The important question for any service provider trying to choose between a simple or complex Cloud Billing path is: what are you trying to accomplish? If you want to charge $8 (or £8, or €8) per month for a digital video rental service you deliver to as many people as you can, like Netflix does, then you don’t need much in the way of billing sophistication. You might want some behavioral analytics that help you improve your customer experience by making smart recommendations for future rentals – that’s another discussion.
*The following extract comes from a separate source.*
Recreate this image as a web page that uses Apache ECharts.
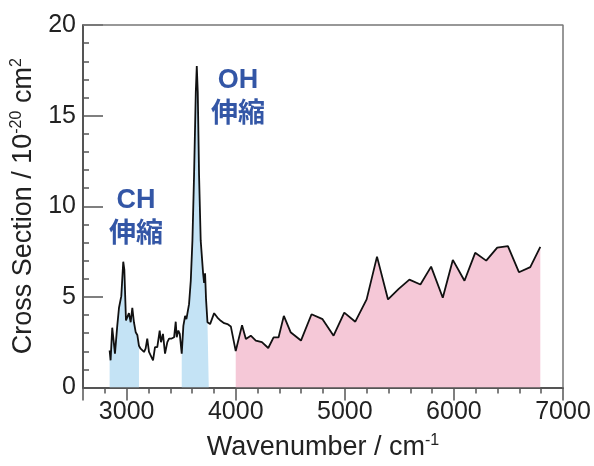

But as long as you can bill your flat recurring charge consistently and let someone pay for it with credit, debit, or gift cards; PayPal; or direct debit from a bank account; you pretty much have what you need – so long as the solution you choose can scale to support millions of customers, which is easier to do with a simpler solution.
Now, if your business goes well beyond the Netflix model, and encompasses, for example, custom-priced M2M solutions that are billed on a per-transaction basis and require significant billing detail across millions of autonomous, connected devices…you need something with a little more engineering punch. Frankly, you also need more engineering punch if you’re doing anything cross currency; test marketing variable pricing across different geographic markets; migrating customers from legacy to next-gen products; or any number of other multi-variable activities a telecom operator might be taking on at a given time.
Finally, product management can be a major difference maker. If you have simple, subscription based products or services that only incur flat, one-time charges, you might get away with a simple, low cost cloud biller – assuming you never intend to make your business any more complex than that. But, as soon as you get into a broader range of products that might each have multiple instances; variable bundling; regional variations in offerings; or a greater need for packaging, discounting, and cross-promoting, you’re going to need a solid to superb product catalog. Too often that’s what the pure cloud billers lack. While you don’t want a product catalog that is so complex it restrains product introduction, you won’t be able to live with a product catalog that thinks product definition is little more than a name, a description, and a price.